What’s in a Name?

Now that the weather invites strolling, and tourists have yet to arrive, the coast is clear for exploring Island towns. In summer, there will be too many scurrying visitors to allow carefree strolling. Walkers then will be purposeful. But just now, the pedestrian can enjoy studying the architecture of houses — peering up at the widows’ walks atop Edgartown’s Federal houses, at the fanciful gingerbread designs in Oak Bluffs and the balanced Greek Revival facades of Vineyard Haven. And then there are the street signs, too.

How did Edgartown’s Pent Lane and Pierce Lane and Cooke street get their names? Oak Bluffs’ Circuit avenue? Vineyard Haven’s William and Franklin streets and Crocker avenue?

Francis W. Pent lived in Edgartown in the days of whalemen and worked in a clothing store where he was called upon to fill the sea chests of captains and sailors with all they would need for their voyages. He was also an accordion musician and drummer who played at Edgartown dances in post Civil War days. His father, who was also Francis, was Edgartown’s first undertaker. Presumably, it was for the son, not the father, that Pent Lane was named.

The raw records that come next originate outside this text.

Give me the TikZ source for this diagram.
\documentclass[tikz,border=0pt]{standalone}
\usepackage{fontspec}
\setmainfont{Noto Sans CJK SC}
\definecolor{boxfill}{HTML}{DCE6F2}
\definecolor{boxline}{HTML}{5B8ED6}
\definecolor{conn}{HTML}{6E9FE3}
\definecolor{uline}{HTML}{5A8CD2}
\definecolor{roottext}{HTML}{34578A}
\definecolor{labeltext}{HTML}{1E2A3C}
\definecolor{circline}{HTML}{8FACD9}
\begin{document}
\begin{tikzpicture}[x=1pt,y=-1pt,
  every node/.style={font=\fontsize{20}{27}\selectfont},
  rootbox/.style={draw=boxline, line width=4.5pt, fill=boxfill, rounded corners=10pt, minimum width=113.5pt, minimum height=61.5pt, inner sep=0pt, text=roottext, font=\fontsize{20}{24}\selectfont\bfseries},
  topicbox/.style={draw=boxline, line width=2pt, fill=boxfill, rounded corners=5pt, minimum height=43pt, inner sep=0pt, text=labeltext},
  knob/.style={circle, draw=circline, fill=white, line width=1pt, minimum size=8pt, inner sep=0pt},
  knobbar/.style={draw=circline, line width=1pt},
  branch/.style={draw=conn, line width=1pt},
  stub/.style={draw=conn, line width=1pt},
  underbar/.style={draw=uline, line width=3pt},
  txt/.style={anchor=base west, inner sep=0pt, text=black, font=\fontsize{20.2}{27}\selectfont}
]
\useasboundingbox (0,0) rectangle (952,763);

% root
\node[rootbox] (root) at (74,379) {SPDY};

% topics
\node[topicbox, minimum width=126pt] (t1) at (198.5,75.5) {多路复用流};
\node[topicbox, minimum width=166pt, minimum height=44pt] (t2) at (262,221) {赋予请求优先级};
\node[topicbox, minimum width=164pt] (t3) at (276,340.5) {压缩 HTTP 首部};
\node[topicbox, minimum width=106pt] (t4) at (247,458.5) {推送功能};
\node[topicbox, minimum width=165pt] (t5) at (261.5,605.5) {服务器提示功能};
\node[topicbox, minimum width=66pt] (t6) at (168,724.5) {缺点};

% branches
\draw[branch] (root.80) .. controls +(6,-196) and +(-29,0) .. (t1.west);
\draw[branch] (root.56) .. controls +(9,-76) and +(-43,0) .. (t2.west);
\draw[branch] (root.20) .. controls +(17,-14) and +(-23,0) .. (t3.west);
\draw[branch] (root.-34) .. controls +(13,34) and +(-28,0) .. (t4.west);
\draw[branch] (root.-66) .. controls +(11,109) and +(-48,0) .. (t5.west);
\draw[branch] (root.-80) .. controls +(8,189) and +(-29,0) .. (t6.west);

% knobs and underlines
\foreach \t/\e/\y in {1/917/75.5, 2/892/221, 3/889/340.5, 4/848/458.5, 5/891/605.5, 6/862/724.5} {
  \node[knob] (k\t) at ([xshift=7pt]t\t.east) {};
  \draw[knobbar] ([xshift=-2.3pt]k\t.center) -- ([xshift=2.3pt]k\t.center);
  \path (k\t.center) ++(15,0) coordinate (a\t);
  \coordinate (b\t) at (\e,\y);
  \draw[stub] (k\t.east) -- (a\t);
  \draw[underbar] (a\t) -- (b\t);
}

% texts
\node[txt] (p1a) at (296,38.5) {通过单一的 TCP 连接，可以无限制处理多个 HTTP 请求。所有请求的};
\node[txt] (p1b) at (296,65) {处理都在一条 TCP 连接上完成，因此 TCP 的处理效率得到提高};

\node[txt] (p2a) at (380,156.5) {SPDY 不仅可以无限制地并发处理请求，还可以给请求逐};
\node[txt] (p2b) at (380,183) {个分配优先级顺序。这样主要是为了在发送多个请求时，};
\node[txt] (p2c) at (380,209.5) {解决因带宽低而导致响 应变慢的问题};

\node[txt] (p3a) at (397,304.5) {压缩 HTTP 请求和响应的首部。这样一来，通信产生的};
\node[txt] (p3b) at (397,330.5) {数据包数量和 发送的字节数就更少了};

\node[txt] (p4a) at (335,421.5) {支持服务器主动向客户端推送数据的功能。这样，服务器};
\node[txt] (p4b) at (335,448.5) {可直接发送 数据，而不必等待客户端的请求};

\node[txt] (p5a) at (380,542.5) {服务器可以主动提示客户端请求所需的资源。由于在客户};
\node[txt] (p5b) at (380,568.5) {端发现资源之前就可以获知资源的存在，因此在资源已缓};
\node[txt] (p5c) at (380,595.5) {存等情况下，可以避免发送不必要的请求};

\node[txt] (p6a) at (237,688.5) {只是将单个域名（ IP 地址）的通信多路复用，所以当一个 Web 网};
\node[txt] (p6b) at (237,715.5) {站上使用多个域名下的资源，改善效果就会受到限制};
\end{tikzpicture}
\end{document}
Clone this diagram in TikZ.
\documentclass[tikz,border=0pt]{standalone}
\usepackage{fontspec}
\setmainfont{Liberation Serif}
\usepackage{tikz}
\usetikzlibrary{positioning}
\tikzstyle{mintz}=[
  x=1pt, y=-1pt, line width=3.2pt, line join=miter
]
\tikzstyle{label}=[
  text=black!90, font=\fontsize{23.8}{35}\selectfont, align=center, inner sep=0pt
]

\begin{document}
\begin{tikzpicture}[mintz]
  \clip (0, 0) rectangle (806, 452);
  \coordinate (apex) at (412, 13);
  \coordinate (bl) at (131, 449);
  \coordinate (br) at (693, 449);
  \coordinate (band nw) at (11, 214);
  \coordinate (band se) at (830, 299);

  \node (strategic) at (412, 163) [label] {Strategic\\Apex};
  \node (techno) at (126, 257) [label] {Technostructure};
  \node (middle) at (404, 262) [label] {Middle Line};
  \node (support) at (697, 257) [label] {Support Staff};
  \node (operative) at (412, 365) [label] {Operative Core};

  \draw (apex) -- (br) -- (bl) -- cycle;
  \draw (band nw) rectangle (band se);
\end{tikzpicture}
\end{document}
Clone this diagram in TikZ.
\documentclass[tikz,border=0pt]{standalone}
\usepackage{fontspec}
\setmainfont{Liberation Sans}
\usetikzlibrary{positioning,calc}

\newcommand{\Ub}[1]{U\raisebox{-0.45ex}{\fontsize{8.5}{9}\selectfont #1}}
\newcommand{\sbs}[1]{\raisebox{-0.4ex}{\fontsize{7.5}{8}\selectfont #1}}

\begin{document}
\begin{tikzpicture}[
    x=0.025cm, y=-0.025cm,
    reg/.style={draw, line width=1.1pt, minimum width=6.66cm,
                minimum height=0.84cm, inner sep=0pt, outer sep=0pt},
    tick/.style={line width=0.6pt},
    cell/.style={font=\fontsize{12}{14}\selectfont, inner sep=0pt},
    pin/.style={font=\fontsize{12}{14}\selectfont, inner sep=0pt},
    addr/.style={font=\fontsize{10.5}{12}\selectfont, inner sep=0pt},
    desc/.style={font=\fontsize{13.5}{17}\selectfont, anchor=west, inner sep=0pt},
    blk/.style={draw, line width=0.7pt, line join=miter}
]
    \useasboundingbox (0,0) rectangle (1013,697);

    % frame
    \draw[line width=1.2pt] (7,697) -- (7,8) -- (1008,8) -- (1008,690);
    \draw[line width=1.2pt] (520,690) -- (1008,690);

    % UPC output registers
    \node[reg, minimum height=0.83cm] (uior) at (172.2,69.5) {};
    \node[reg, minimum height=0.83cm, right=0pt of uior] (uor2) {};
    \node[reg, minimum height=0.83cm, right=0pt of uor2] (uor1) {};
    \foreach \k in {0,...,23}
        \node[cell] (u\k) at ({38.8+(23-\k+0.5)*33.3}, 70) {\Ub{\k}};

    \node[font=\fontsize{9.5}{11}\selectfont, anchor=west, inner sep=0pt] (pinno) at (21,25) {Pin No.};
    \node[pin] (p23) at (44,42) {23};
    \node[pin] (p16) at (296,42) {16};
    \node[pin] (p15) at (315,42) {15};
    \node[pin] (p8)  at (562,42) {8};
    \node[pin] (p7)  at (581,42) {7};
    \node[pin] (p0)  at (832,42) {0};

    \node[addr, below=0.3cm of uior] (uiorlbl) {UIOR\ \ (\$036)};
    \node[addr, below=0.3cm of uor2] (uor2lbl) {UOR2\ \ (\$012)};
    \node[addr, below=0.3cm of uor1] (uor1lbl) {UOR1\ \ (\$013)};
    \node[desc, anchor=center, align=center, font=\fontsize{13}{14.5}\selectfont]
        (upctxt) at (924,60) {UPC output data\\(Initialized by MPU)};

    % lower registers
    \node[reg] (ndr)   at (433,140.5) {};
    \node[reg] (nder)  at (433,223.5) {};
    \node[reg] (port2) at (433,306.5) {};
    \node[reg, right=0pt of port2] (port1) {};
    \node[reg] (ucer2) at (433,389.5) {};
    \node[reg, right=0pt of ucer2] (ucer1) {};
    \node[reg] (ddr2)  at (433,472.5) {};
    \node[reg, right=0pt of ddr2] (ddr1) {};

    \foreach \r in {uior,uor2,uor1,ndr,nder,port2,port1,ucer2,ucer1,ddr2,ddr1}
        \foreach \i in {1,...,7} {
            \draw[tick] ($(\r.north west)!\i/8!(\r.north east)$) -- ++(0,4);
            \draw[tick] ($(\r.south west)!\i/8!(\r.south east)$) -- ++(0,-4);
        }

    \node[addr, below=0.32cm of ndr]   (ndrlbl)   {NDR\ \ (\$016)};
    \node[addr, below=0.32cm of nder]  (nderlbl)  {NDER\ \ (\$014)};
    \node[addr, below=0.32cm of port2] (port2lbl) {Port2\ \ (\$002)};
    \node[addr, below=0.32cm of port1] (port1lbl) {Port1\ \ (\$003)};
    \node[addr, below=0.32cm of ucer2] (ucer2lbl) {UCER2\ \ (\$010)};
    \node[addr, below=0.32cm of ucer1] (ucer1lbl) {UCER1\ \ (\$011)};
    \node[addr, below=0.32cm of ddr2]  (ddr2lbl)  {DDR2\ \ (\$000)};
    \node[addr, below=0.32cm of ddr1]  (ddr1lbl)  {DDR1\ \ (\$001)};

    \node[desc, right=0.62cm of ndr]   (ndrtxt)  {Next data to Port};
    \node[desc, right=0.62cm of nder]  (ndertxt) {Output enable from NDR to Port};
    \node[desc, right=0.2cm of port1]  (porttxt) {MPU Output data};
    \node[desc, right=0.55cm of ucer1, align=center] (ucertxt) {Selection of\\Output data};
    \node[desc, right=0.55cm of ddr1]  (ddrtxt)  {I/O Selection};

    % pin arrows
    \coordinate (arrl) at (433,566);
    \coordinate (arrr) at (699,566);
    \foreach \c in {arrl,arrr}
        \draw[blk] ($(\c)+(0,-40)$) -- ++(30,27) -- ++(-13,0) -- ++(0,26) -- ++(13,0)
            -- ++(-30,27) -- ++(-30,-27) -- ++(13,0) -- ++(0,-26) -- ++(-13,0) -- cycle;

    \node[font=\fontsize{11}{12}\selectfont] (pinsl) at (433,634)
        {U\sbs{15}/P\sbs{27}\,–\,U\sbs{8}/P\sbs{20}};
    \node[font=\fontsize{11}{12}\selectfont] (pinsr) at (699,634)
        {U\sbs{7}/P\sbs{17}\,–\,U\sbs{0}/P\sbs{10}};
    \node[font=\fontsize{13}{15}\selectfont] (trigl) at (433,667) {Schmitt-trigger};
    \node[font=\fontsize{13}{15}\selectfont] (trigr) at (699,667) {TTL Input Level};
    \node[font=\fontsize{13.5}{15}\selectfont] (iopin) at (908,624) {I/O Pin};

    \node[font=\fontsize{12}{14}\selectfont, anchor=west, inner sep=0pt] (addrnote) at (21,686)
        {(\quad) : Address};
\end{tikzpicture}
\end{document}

Dr. John Pierce, Edgartown physician and partner of Dr. Clement Shiverick, built his handsome Federal design house in 1840 above Sheriff’s Meadow Pond, and the lane on which his house still stands bears his name.

It was for Squire Thomas Cooke, Collector of Customs for Massachusetts from 1784 to 1786, that Cooke street was named.

Oak Bluffs’ Circuit avenue was the “circuit” around the old Camp Meeting Ground.

In Vineyard Haven, William street was named for William Daggett Jr., a merchant mariner, abolitionist and teetotaler whose Aunt Polly was one of the three young Revolutionary War heroines who blew up the village flagpole to prevent its becoming a mast for a British warship.

As for Crocker avenue, it got its name from Rudolphus Crocker in whose Crocker Harness Factory the Great Fire of 1883 began that destroyed much of the town. Presumably, he was honored by having a street named for him before the fire.

As for Franklin street, it was Franklin Cottle, mid-19th-century developer, whose name it bears.

And so it goes. It’s worth taking the time now — when one still can — to look up at Island street signs and investigate their origins.